Should we mandate specific AI features in the RFP?
Rather than dictating feature names, describe the outcomes you want: 100% QA coverage, lower handle time on specific journeys, reduced escalations, better coaching or automated summaries into your CRM. Then ask vendors how they would deliver those outcomes and what results they have achieved elsewhere. Compare their answers with the patterns you see in independent AI capability comparisons. This approach avoids boxing yourself into one vendor’s marketing language while still pushing hard on proof.
How many vendors should receive our RFP?
Most mid-size and enterprise buyers see strong results by inviting 4–7 vendors to respond, then narrowing quickly to a shortlist of 2–3 based on written answers. Too many participants and your team drowns in paperwork; too few and you lose leverage and perspective. Use public shortlists such as alternative vendor roundups and your own network to pre-filter obvious poor fits before issuing the RFP, so you only invest time in realistic contenders.
When should we ask for a pilot or proof of concept?
Pilots work best once you’ve narrowed to one or two serious candidates and clarified basic commercials. Use the RFP to shortlist and stress-test; use pilots to validate day-to-day reality: agent UX, integration robustness, reporting accuracy and support responsiveness. Structure the pilot around a few high-value journeys and metrics, borrowing ideas from WFM and operations playbooks so you can measure impact on staffing and performance, not just whether the tool “works.”
How do we stop vendors from gaming RFP answers?
Combine written answers with verification. Ask for screenshots, architecture diagrams, and anonymised reports that match their claims.

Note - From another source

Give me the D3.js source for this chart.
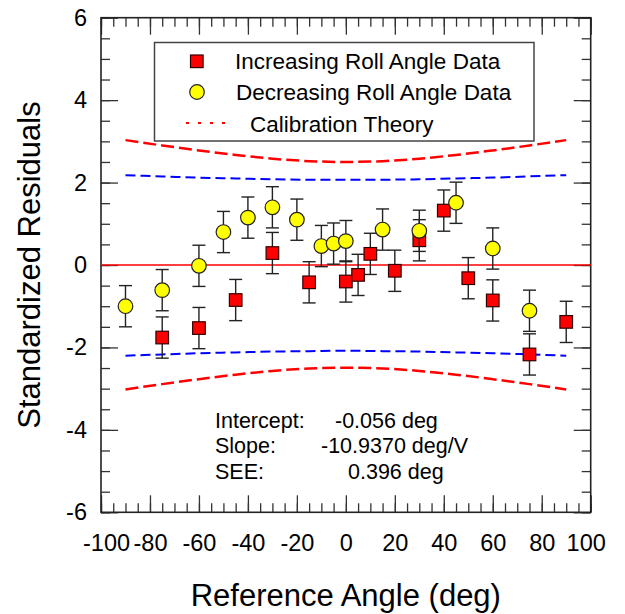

Insist on customer references where you can ask blunt questions about outages, support and roadmap delivery. During demos, control the agenda and use your RFP questions to drive scenarios — for example, “Show us how you handle this ecommerce peak flow” or “Walk through a health-care scheduling call,” referencing patterns from retail or healthcare playbooks. Vendors that struggle when you hold the script are unlikely to perform well in production.